» INPUT ROWS:
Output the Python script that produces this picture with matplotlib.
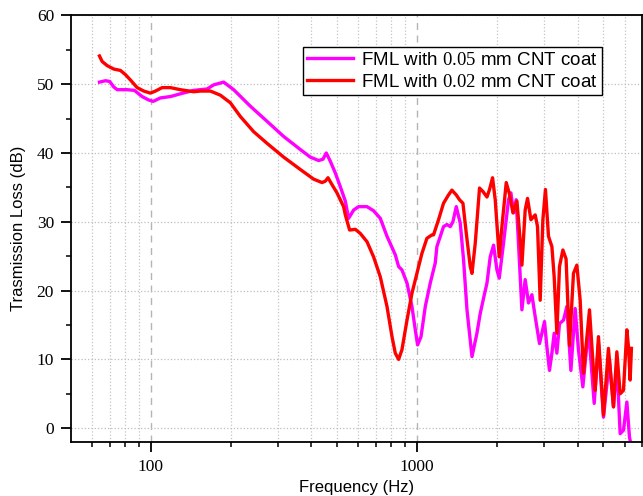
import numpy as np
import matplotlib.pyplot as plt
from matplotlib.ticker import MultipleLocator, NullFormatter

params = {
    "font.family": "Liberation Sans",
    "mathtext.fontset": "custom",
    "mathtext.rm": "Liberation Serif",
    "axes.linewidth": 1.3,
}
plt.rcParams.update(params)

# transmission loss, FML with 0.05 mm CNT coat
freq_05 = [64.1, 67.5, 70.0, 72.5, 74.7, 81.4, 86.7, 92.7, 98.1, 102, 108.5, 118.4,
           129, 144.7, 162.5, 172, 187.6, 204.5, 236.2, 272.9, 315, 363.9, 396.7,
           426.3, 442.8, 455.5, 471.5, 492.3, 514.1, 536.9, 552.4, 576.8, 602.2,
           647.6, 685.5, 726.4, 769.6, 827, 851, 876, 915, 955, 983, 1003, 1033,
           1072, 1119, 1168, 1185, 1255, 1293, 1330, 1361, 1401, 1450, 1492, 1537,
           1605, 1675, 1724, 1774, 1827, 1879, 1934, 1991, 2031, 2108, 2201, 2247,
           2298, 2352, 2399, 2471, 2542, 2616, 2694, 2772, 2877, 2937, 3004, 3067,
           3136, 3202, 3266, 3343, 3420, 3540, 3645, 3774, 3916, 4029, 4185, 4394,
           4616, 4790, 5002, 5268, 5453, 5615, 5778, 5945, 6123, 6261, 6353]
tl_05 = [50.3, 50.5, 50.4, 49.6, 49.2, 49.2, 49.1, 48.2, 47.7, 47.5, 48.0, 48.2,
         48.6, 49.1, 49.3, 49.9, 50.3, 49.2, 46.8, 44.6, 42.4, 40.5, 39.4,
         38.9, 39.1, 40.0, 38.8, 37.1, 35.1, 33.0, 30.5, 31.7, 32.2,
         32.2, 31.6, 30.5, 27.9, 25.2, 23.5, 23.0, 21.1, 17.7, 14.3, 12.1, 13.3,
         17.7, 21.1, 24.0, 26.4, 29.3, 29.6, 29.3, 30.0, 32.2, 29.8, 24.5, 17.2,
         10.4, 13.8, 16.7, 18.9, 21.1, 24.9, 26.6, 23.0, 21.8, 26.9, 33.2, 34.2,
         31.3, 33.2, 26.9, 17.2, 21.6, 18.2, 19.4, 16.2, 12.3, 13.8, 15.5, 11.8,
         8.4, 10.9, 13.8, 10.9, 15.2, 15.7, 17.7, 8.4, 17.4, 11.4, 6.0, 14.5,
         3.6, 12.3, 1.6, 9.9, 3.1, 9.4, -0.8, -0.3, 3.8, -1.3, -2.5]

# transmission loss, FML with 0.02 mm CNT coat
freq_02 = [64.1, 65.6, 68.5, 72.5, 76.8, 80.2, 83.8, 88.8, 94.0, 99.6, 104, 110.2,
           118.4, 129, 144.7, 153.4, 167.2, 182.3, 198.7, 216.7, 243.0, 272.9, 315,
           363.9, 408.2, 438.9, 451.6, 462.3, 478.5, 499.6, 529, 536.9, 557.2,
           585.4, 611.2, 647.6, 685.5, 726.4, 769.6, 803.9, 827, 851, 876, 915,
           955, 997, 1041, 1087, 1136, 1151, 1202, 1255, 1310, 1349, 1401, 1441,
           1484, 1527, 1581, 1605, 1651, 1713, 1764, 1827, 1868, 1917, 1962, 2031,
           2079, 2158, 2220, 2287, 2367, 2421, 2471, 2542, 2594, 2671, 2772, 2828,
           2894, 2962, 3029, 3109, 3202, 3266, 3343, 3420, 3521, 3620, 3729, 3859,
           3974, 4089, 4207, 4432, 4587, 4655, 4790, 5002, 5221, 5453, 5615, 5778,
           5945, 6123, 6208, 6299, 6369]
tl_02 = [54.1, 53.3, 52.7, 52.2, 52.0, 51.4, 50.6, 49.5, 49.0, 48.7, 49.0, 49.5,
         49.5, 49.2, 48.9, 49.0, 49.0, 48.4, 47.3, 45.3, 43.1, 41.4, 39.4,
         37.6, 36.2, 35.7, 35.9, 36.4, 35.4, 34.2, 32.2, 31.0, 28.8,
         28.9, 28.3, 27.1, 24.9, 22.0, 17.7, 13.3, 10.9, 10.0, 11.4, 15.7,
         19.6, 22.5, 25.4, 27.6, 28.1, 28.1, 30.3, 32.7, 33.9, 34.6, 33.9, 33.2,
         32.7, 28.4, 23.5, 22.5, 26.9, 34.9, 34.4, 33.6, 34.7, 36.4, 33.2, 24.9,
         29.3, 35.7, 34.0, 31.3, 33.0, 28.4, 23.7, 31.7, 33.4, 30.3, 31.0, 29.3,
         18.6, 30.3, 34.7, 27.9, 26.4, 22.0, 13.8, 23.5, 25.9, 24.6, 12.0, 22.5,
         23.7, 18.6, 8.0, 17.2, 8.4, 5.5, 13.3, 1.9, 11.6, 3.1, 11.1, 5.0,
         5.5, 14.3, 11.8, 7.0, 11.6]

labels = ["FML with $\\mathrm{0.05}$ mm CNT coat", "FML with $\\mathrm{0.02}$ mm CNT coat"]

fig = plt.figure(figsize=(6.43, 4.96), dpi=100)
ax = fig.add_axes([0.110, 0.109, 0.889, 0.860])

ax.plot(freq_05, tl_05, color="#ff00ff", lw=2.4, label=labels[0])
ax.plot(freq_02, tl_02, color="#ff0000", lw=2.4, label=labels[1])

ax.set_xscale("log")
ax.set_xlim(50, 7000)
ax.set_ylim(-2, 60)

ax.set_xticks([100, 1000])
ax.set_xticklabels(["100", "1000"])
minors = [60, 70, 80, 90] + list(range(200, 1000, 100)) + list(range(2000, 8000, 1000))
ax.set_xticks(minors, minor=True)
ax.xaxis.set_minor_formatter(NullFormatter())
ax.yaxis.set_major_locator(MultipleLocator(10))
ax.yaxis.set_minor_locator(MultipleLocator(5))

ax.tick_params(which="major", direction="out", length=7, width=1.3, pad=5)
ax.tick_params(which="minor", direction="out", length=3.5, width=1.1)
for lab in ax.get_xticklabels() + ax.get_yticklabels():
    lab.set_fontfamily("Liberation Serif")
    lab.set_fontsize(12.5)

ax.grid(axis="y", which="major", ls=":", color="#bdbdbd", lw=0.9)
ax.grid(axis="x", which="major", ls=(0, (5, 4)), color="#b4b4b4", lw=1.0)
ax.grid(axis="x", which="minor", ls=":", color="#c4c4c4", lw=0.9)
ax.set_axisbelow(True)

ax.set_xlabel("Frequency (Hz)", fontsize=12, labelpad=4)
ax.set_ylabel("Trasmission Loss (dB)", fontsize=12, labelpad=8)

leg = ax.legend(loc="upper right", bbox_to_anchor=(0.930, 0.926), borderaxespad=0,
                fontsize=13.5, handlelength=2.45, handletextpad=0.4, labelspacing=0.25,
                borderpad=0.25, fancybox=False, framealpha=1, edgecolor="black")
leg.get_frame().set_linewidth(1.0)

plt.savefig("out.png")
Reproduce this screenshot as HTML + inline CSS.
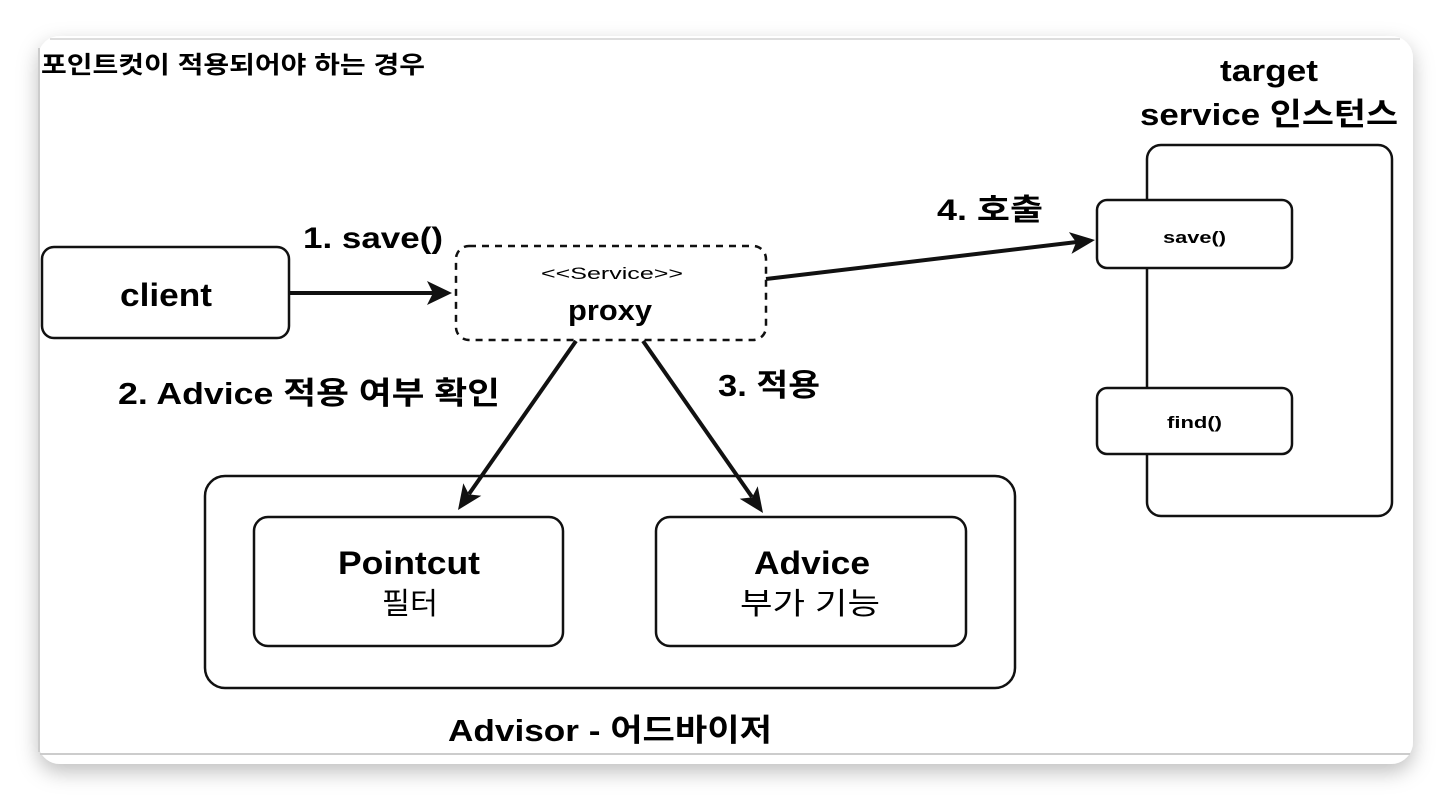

» WHAT IS ASKED: With the pictures omitted, reproduce the records in full and exactly.

» TASK ANSWER:
Output the Python script that produces this picture with matplotlib.
import numpy as np
import matplotlib.pyplot as plt
from matplotlib.ticker import MultipleLocator, NullFormatter

params = {
    "font.family": "Liberation Sans",
    "mathtext.fontset": "custom",
    "mathtext.rm": "Liberation Serif",
    "axes.linewidth": 1.3,
}
plt.rcParams.update(params)

# transmission loss, FML with 0.05 mm CNT coat
freq_05 = [64.1, 67.5, 70.0, 72.5, 74.7, 81.4, 86.7, 92.7, 98.1, 102, 108.5, 118.4,
           129, 144.7, 162.5, 172, 187.6, 204.5, 236.2, 272.9, 315, 363.9, 396.7,
           426.3, 442.8, 455.5, 471.5, 492.3, 514.1, 536.9, 552.4, 576.8, 602.2,
           647.6, 685.5, 726.4, 769.6, 827, 851, 876, 915, 955, 983, 1003, 1033,
           1072, 1119, 1168, 1185, 1255, 1293, 1330, 1361, 1401, 1450, 1492, 1537,
           1605, 1675, 1724, 1774, 1827, 1879, 1934, 1991, 2031, 2108, 2201, 2247,
           2298, 2352, 2399, 2471, 2542, 2616, 2694, 2772, 2877, 2937, 3004, 3067,
           3136, 3202, 3266, 3343, 3420, 3540, 3645, 3774, 3916, 4029, 4185, 4394,
           4616, 4790, 5002, 5268, 5453, 5615, 5778, 5945, 6123, 6261, 6353]
tl_05 = [50.3, 50.5, 50.4, 49.6, 49.2, 49.2, 49.1, 48.2, 47.7, 47.5, 48.0, 48.2,
         48.6, 49.1, 49.3, 49.9, 50.3, 49.2, 46.8, 44.6, 42.4, 40.5, 39.4,
         38.9, 39.1, 40.0, 38.8, 37.1, 35.1, 33.0, 30.5, 31.7, 32.2,
         32.2, 31.6, 30.5, 27.9, 25.2, 23.5, 23.0, 21.1, 17.7, 14.3, 12.1, 13.3,
         17.7, 21.1, 24.0, 26.4, 29.3, 29.6, 29.3, 30.0, 32.2, 29.8, 24.5, 17.2,
         10.4, 13.8, 16.7, 18.9, 21.1, 24.9, 26.6, 23.0, 21.8, 26.9, 33.2, 34.2,
         31.3, 33.2, 26.9, 17.2, 21.6, 18.2, 19.4, 16.2, 12.3, 13.8, 15.5, 11.8,
         8.4, 10.9, 13.8, 10.9, 15.2, 15.7, 17.7, 8.4, 17.4, 11.4, 6.0, 14.5,
         3.6, 12.3, 1.6, 9.9, 3.1, 9.4, -0.8, -0.3, 3.8, -1.3, -2.5]

# transmission loss, FML with 0.02 mm CNT coat
freq_02 = [64.1, 65.6, 68.5, 72.5, 76.8, 80.2, 83.8, 88.8, 94.0, 99.6, 104, 110.2,
           118.4, 129, 144.7, 153.4, 167.2, 182.3, 198.7, 216.7, 243.0, 272.9, 315,
           363.9, 408.2, 438.9, 451.6, 462.3, 478.5, 499.6, 529, 536.9, 557.2,
           585.4, 611.2, 647.6, 685.5, 726.4, 769.6, 803.9, 827, 851, 876, 915,
           955, 997, 1041, 1087, 1136, 1151, 1202, 1255, 1310, 1349, 1401, 1441,
           1484, 1527, 1581, 1605, 1651, 1713, 1764, 1827, 1868, 1917, 1962, 2031,
           2079, 2158, 2220, 2287, 2367, 2421, 2471, 2542, 2594, 2671, 2772, 2828,
           2894, 2962, 3029, 3109, 3202, 3266, 3343, 3420, 3521, 3620, 3729, 3859,
           3974, 4089, 4207, 4432, 4587, 4655, 4790, 5002, 5221, 5453, 5615, 5778,
           5945, 6123, 6208, 6299, 6369]
tl_02 = [54.1, 53.3, 52.7, 52.2, 52.0, 51.4, 50.6, 49.5, 49.0, 48.7, 49.0, 49.5,
         49.5, 49.2, 48.9, 49.0, 49.0, 48.4, 47.3, 45.3, 43.1, 41.4, 39.4,
         37.6, 36.2, 35.7, 35.9, 36.4, 35.4, 34.2, 32.2, 31.0, 28.8,
         28.9, 28.3, 27.1, 24.9, 22.0, 17.7, 13.3, 10.9, 10.0, 11.4, 15.7,
         19.6, 22.5, 25.4, 27.6, 28.1, 28.1, 30.3, 32.7, 33.9, 34.6, 33.9, 33.2,
         32.7, 28.4, 23.5, 22.5, 26.9, 34.9, 34.4, 33.6, 34.7, 36.4, 33.2, 24.9,
         29.3, 35.7, 34.0, 31.3, 33.0, 28.4, 23.7, 31.7, 33.4, 30.3, 31.0, 29.3,
         18.6, 30.3, 34.7, 27.9, 26.4, 22.0, 13.8, 23.5, 25.9, 24.6, 12.0, 22.5,
         23.7, 18.6, 8.0, 17.2, 8.4, 5.5, 13.3, 1.9, 11.6, 3.1, 11.1, 5.0,
         5.5, 14.3, 11.8, 7.0, 11.6]

labels = ["FML with $\\mathrm{0.05}$ mm CNT coat", "FML with $\\mathrm{0.02}$ mm CNT coat"]

fig = plt.figure(figsize=(6.43, 4.96), dpi=100)
ax = fig.add_axes([0.110, 0.109, 0.889, 0.860])

ax.plot(freq_05, tl_05, color="#ff00ff", lw=2.4, label=labels[0])
ax.plot(freq_02, tl_02, color="#ff0000", lw=2.4, label=labels[1])

ax.set_xscale("log")
ax.set_xlim(50, 7000)
ax.set_ylim(-2, 60)

ax.set_xticks([100, 1000])
ax.set_xticklabels(["100", "1000"])
minors = [60, 70, 80, 90] + list(range(200, 1000, 100)) + list(range(2000, 8000, 1000))
ax.set_xticks(minors, minor=True)
ax.xaxis.set_minor_formatter(NullFormatter())
ax.yaxis.set_major_locator(MultipleLocator(10))
ax.yaxis.set_minor_locator(MultipleLocator(5))

ax.tick_params(which="major", direction="out", length=7, width=1.3, pad=5)
ax.tick_params(which="minor", direction="out", length=3.5, width=1.1)
for lab in ax.get_xticklabels() + ax.get_yticklabels():
    lab.set_fontfamily("Liberation Serif")
    lab.set_fontsize(12.5)

ax.grid(axis="y", which="major", ls=":", color="#bdbdbd", lw=0.9)
ax.grid(axis="x", which="major", ls=(0, (5, 4)), color="#b4b4b4", lw=1.0)
ax.grid(axis="x", which="minor", ls=":", color="#c4c4c4", lw=0.9)
ax.set_axisbelow(True)

ax.set_xlabel("Frequency (Hz)", fontsize=12, labelpad=4)
ax.set_ylabel("Trasmission Loss (dB)", fontsize=12, labelpad=8)

leg = ax.legend(loc="upper right", bbox_to_anchor=(0.930, 0.926), borderaxespad=0,
                fontsize=13.5, handlelength=2.45, handletextpad=0.4, labelspacing=0.25,
                borderpad=0.25, fancybox=False, framealpha=1, edgecolor="black")
leg.get_frame().set_linewidth(1.0)

plt.savefig("out.png")
Reproduce this screenshot as HTML + inline CSS.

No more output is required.